LITTLE CURRENT—A faint smell of diesel hangs in the air, mixed with a breeze that meanders along Lake Huron’s North Channel. Waterfront residents just west of Little Current would have great difficulty in missing the distinctive chug travelling abreast of the shoreline at a blistering four knots.
Dean Riggs is at the helm of his unmistakable green and white boat that is probably unlike any other boat that has plied Manitoulin’s waters. It is a 24-foot punt, a type of boat that comes directly from the historic fishing traditions of Canada’s East Coast. This particular vessel is one-of-a-kind, hand-built by Dean’s father Andy in his hometown of Burin, Newfoundland.
“It’s like bringing Newfoundland back with you,” says Dean as his boat makes its way east along the North Channel. He keeps the boat on the Island, visiting it when he can get time away from his jobs as a teacher and a volunteer firefighter with the Espanola Fire Department.
Over a late-September weekend, Andy Riggs is in town for the first time since his boat left its Newfoundland home on a trailer bound for Manitoulin.
“I dare say this is the first one was ever in Ontario,” says Andy in his unmistakable Newfoundland English dialect.
The punt is crafted of wood Andy sourced himself. He says it was a long, arduous process because he had to find trees that were curved on the correct angles to match the contours of the boat. Single planks of wood span from the bow to the stern forming the boat’s hull.
“She’s got about 3,000 stainless screws in her; there’s no nails in ‘er,” says Andy.
This is the second boat he has built by hand. The first, a craft called a trap skiff, launched back home in Burin in 2015. That launch had brought out a large contingent of the community as well as CBC coverage. It is named Our Star in honour of Andy’s granddaughter Siobbane Riggs who died at the age of six.
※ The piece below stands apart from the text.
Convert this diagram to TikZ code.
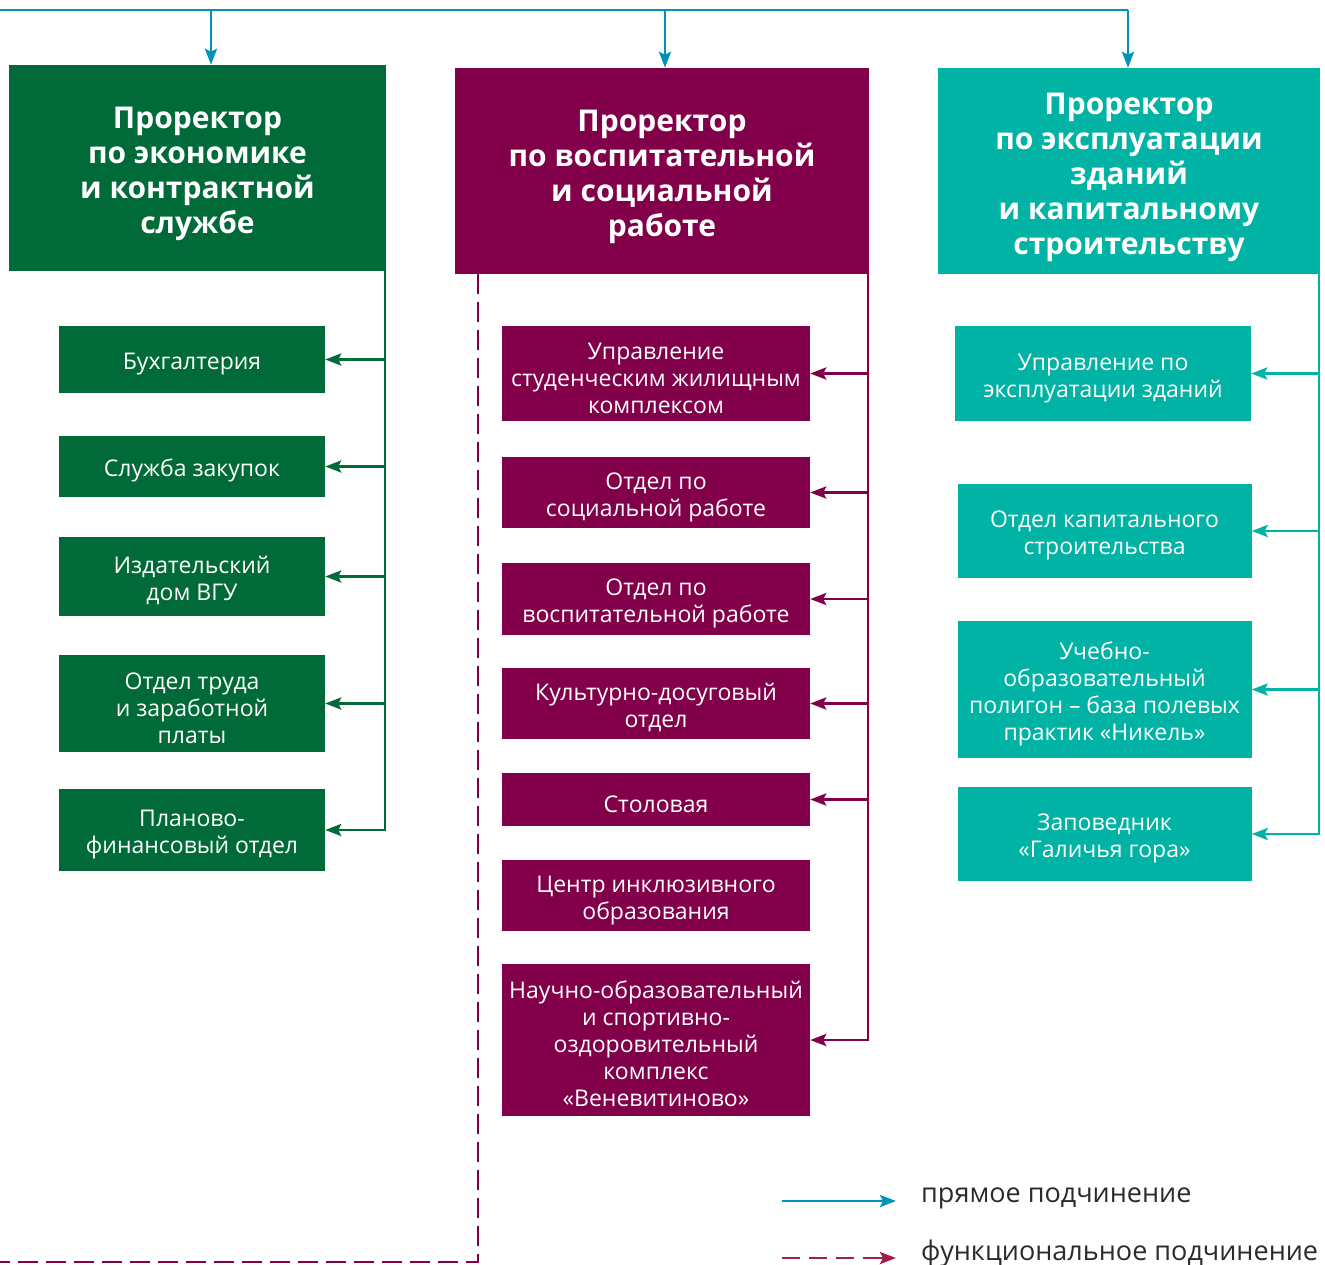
\documentclass[tikz,border=0pt]{standalone}
\usepackage{fontspec}
\setmainfont{Open Sans}
\usetikzlibrary{arrows.meta}
\definecolor{vgugreen}{HTML}{006B38}
\definecolor{vguwine}{HTML}{82004A}
\definecolor{vguteal}{HTML}{00B3A4}
\definecolor{vgublue}{HTML}{0092B8}
\definecolor{legwine}{HTML}{A01E4C}
\definecolor{legtext}{HTML}{2B2B2B}
% struts that push the text a little below the box centre
\newcommand{\headlift}{\rule{0pt}{34pt}}
\newcommand{\boxlift}{\rule{0pt}{26pt}}
\tikzset{
  head/.style={rectangle, inner sep=0pt, text=white, align=center,
    font=\fontsize{30}{35}\selectfont\bfseries},
  unit/.style={rectangle, inner sep=0pt, text=white, align=center,
    font=\fontsize{23}{27}\selectfont},
  link/.style={-{Stealth[length=16pt,width=12pt,inset=3pt]}, line width=2.8pt},
  funclink/.style={line width=2.8pt, dash pattern=on 20pt off 8pt},
  legendtext/.style={anchor=west, inner sep=0pt, text=legtext,
    font=\fontsize{27}{32}\selectfont}
}

\begin{document}
\begin{tikzpicture}[x=1pt, y=-1pt]
  \useasboundingbox (0,0) rectangle (1325,1264);

  % prorectors
  \node[head, fill=vgugreen, minimum width=377pt, minimum height=206pt] (econ) at (197.5,168)
    {\headlift Проректор\\по экономике\\и контрактной\\службе};
  \node[head, fill=vguwine, minimum width=414pt, minimum height=206pt] (vosp) at (662,171)
    {\headlift Проректор\\по воспитательной\\и социальной\\работе};
  \node[head, fill=vguteal, minimum width=382pt, minimum height=206pt] (build) at (1129,171)
    {\headlift Проректор\\по эксплуатации\\зданий\\и капитальному\\строительству};

  % economics units
  \begin{scope}[every node/.style={unit, fill=vgugreen, minimum width=266pt}]
    \node[minimum height=67pt] (buh) at (192,359.5) {\boxlift Бухгалтерия};
    \node[minimum height=61pt] (zak) at (192,466.5) {\boxlift Служба закупок};
    \node[minimum height=79pt] (izd) at (192,576.5) {\boxlift Издательский\\дом ВГУ};
    \node[minimum height=97pt] (trud) at (192,703.5) {\boxlift Отдел труда\\и заработной\\платы};
    \node[minimum height=82pt] (plan) at (192,830) {\boxlift Планово-\\финансовый отдел};
  \end{scope}

  % social units
  \begin{scope}[every node/.style={unit, fill=vguwine, minimum width=308pt}]
    \node[minimum height=95pt] (zhil) at (656,373.5) {\boxlift Управление\\студенческим жилищным\\комплексом};
    \node[minimum height=71pt] (soc) at (656,492.5) {\boxlift Отдел по\\социальной работе};
    \node[minimum height=72pt] (vosr) at (656,599) {\boxlift Отдел по\\воспитательной работе};
    \node[minimum height=71pt] (kult) at (656,703.5) {\boxlift Культурно-досуговый\\отдел};
    \node[minimum height=53pt] (stol) at (656,799.5) {\boxlift Столовая};
    \node[minimum height=71pt] (incl) at (656,895.5) {\boxlift Центр инклюзивного\\образования};
    \node[minimum height=152pt] (ven) at (656,1040) {\boxlift Научно-образовательный\\и спортивно-\\оздоровительный\\комплекс\\«Веневитиново»};
  \end{scope}

  % building units
  \begin{scope}[every node/.style={unit, fill=vguteal, minimum width=294pt}]
    \node[minimum width=296pt, minimum height=95pt] (ekspl) at (1103,373.5) {\boxlift Управление по\\эксплуатации зданий};
    \node[minimum height=94pt] (kap) at (1104.5,531) {\boxlift Отдел капитального\\строительства};
    \node[minimum height=137pt] (pol) at (1104.5,689.5) {\boxlift Учебно-\\образовательный\\полигон – база полевых\\практик «Никель»};
    \node[minimum height=94pt] (zap) at (1104.5,834) {\boxlift Заповедник\\«Галичья гора»};
  \end{scope}

  % direct subordination from the rector
  \coordinate (topL) at (0,10);
  \coordinate (topR) at (1128,10);
  \coordinate (drop1) at (211,10);
  \coordinate (drop2) at (665,10);
  \draw[vgublue, line width=2.8pt] (topL) -- (topR);
  \draw[link, vgublue] (drop1) -- (drop1 |- econ.north);
  \draw[link, vgublue] (drop2) -- (drop2 |- vosp.north);
  \draw[link, vgublue] (topR) -- (topR |- build.north);

  % economics bus
  \coordinate (gbus) at (385,271);
  \draw[link, vgugreen] (gbus) |- (plan.east);
  \foreach \u in {buh,zak,izd,trud}
    \draw[link, vgugreen] (gbus |- \u.east) -- (\u.east);

  % social bus
  \coordinate (wbus) at (868,274);
  \draw[link, vguwine] (wbus) |- (ven.east);
  \foreach \u in {zhil,soc,vosr,kult,stol}
    \draw[link, vguwine] (wbus |- \u.east) -- (\u.east);

  % building bus
  \coordinate (tbus) at (1319,274);
  \draw[link, vguteal] (tbus) |- (zap.east);
  \foreach \u in {ekspl,kap,pol}
    \draw[link, vguteal] (tbus |- \u.east) -- (\u.east);

  % functional subordination
  \coordinate (ftop) at (478,274);
  \coordinate (fcorner) at (478,1262);
  \coordinate (fend) at (0,1262);
  \draw[funclink, vguwine] (ftop) -- (fcorner) -- (fend);

  % legend
  \coordinate (leg1a) at (782,1201);
  \coordinate (leg1b) at (896,1201);
  \coordinate (leg2a) at (782,1258);
  \coordinate (leg2m) at (876,1258);
  \coordinate (leg2b) at (896,1258);
  \draw[link, vgublue] (leg1a) -- (leg1b);
  \draw[legwine, line width=2.8pt, dash pattern=on 18pt off 9pt] (leg2a) -- (leg2m);
  \draw[link, legwine] (leg2m) -- (leg2b);
  \node[legendtext] (leg1t) at (921,1198) {прямое подчинение};
  \node[legendtext] (leg2t) at (921,1253) {функциональное подчинение};
\end{tikzpicture}
\end{document}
Dean’s punt offers a similar tribute with its name: Delainey Siobhane.
Andy says although these types of wooden boats were once ubiquitous in Newfoundland, he suspects one has not been built on the Burin peninsula in the last 80 years. Boatbuilding seems to be a dying art in the Burin area, though Dean says a wooden boat revival has begun to surface on another part of the province over the past five years.
Andy does not stand out as a likely candidate to construct an entire boat despite his experience working as a shipyard welder. The 77-year-old is blind in one eye and before these two boats began to take shape he had no experience building wooden boats whatsoever.
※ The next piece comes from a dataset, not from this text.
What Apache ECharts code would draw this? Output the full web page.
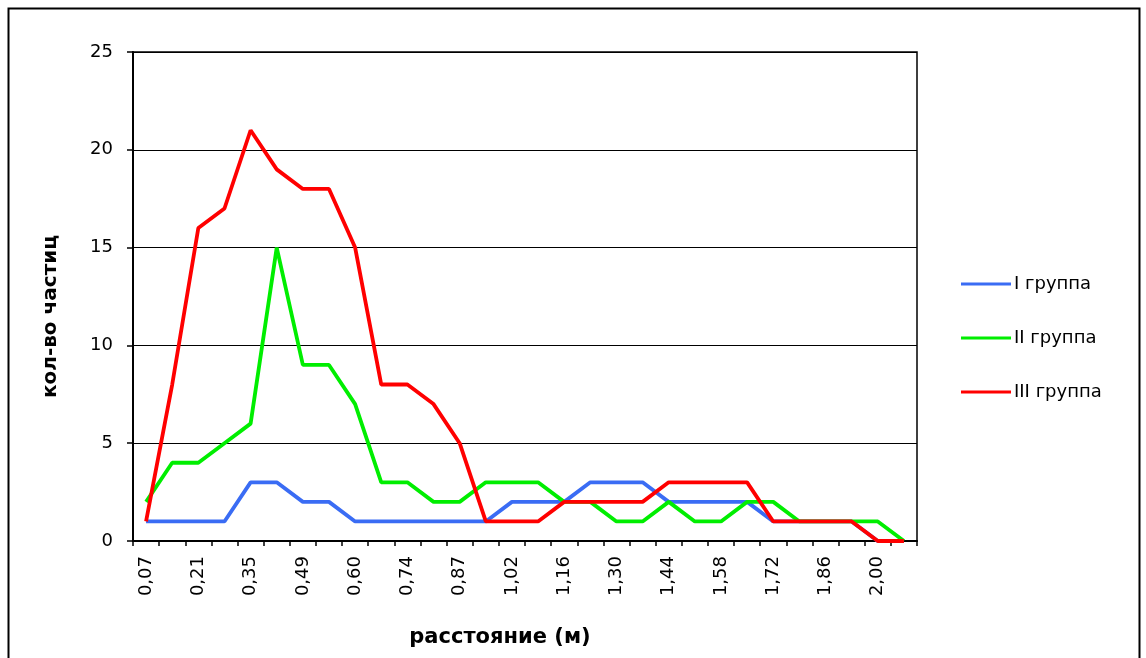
<!DOCTYPE html>
<html>
<head>
<meta charset="utf-8">
<script src="https://cdn.jsdelivr.net/npm/echarts@6/dist/echarts.min.js"></script>
<style>html,body{margin:0;padding:0;background:#fff;}#c{width:1146px;height:658px;}</style>
</head>
<body>
<div id="c"></div>
<script>
const categories = ['0,07','0,14','0,21','0,28','0,35','0,42','0,49','0,55','0,60','0,67','0,74','0,81','0,87','0,95','1,02','1,09','1,16','1,23','1,30','1,37','1,44','1,51','1,58','1,65','1,72','1,79','1,86','1,93','2,00','2,07'];
const group1 = [1,1,1,1,3,3,2,2,1,1,1,1,1,1,2,2,2,3,3,3,2,2,2,2,1,1,1,1,0,0];
const group2 = [2,4,4,5,6,15,9,9,7,3,3,2,2,3,3,3,2,2,1,1,2,1,1,2,2,1,1,1,1,0];
const group3 = [1,8,16,17,21,19,18,18,15,8,8,7,5,1,1,1,2,2,2,2,3,3,3,3,1,1,1,1,0,0];
const seriesNames = ['I группа','II группа','III группа'];
const yTicks = {min:0, max:25, interval:5};

const font = '"DejaVu Sans", "Liberation Sans", Arial, sans-serif';
const chart = echarts.init(document.getElementById('c'), null, {renderer:'canvas'});
function line(name, data, color){
  return {name, type:'line', data, symbol:'none', smooth:false,
    lineStyle:{color, width:3.8}, itemStyle:{color}, z:3};
}
chart.setOption({
  animation:false,
  backgroundColor:'#fff',
  graphic:[{type:'rect', shape:{x:8.5,y:8.5,width:1131,height:660}, style:{fill:'none', stroke:'#000', lineWidth:2}, silent:true}],
  grid:{left:133, top:52, right:229, bottom:117, show:true, borderColor:'#000', borderWidth:1.5, backgroundColor:'#fff', outerBoundsMode:'none', containLabel:false},
  legend:{orient:'vertical', left:956, top:270, itemGap:36, itemWidth:50, itemHeight:3, icon:'rect',
    textStyle:{fontFamily:font, fontSize:18, color:'#000', padding:[0,0,0,-2]},
    data:seriesNames},
  xAxis:{type:'category', data:categories, boundaryGap:true,
    name:'расстояние (м)', nameLocation:'middle', nameGap:86,
    nameTextStyle:{fontFamily:font, fontSize:21, fontWeight:'bold', color:'#000', padding:[0,50,0,0]},
    axisLine:{lineStyle:{color:'#000', width:2}},
    axisTick:{show:true, interval:0, length:5, lineStyle:{color:'#000', width:1.5}},
    axisLabel:{interval:1, rotate:90, fontFamily:font, fontSize:18, color:'#000', margin:15},
    splitLine:{show:false}},
  yAxis:{type:'value', min:yTicks.min, max:yTicks.max, interval:yTicks.interval,
    name:'кол-во частиц', nameLocation:'middle', nameGap:72,
    nameTextStyle:{fontFamily:font, fontSize:20, fontWeight:'bold', color:'#000', padding:[0,40,0,0]},
    axisLine:{show:true, lineStyle:{color:'#000', width:2}},
    axisTick:{show:true, length:6, lineStyle:{color:'#000', width:1.5}},
    axisLabel:{fontFamily:font, fontSize:18, color:'#000', margin:20},
    splitLine:{show:true, lineStyle:{color:'#000', width:1}}},
  series:[
    line(seriesNames[0], group1, '#3a6cf4'),
    line(seriesNames[1], group2, '#00ee00'),
    line(seriesNames[2], group3, '#ff0000')
  ]
});
</script>
</body>
</html>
His boats begin with self-made drawings on the floor of his basement during the winter. He lays a single curved timber down to form the keel and adds a second layer to that. Those timbers are either spruce or juniper.
Although sourcing the wood tends to take the longest amount of time, Andy says he has spent 2,300 hours on the construction of Delainey Siobhane, with a total construction cost matching the build time in dollars. Once the winter weather fades into spring, he moves his construction outside to complete the craft.
“He’s sometimes out there 12 hours a day,” says Dean. Most of the work on his boat has been completed by Andy and Dean’s brother Bryan, but on a trip back home Dean was able to help build for about two weeks.
“If it’s properly cared for, painted every year, a wooden boat can last a lifetime,” says Dean. His father agrees, but says the longevity is based on its traditional home in the saltwater of the Atlantic Ocean.
“She’s not going to last as long here as back home,” says Andy.
At the dockside where Delainey Siobhane is tied, Andy looks upon the waters of the North Channel from within the protected bay.
“Yes, she got a great place,” he says. “But you can’t compare to back home.”
Andy is not ready to retire from boatbuilding just yet. He is currently planning his next undertaking, a 34-foot boat.
“I dare say it’s going to be a large project. Going to be a big one, three years for sure to make it,” he says.
Earlier in September, Dean is joined by his daughter Miranda Morley-Riggs, Zack Vincent and Espanola Fire Chief Jamie Ramsay. The winds blow steadily from the west with a distinct chill — summer is fading and Delainey Siobhane will soon have to leave the water for her protected winter respite on land. Already, Dean is thinking about his next season on the water.
“The goal next year is to get to Killarney,” he says. That will amount to a lengthy trip; speed is far from the boat’s primary function.
“If you really push it, she’ll get up to about eight knots,” says Dean. That rounds out to about 15 kilometres per hour.
The punt cruises easily past the no wake sign on the approach to Little Current’s downtown waterfront, a sign that can be safely ignored at its stalwart pace. Dean sits in the centre of the boat, controlling the rudder using a pair of ropes strung along the gunwales.
A steady hum reverberates through the solid wood construction of the boat, the diesel engine giving its steady reassurance that it will keep craft and crew moving forward. As the boat slowly passes under the swing bridge, Dean decides it is time to head for home.
He spins his punt around and the companions he has invited for the cruise get a final close look at the bridge. It is a fitting end to the journey: Two iconic creations, both products of a bygone era, standing proud on the waterways of the Great Lakes. Although their zeniths have come and gone, both retain loyal cores of supporters who work to conserve Canada’s living history in their own special ways.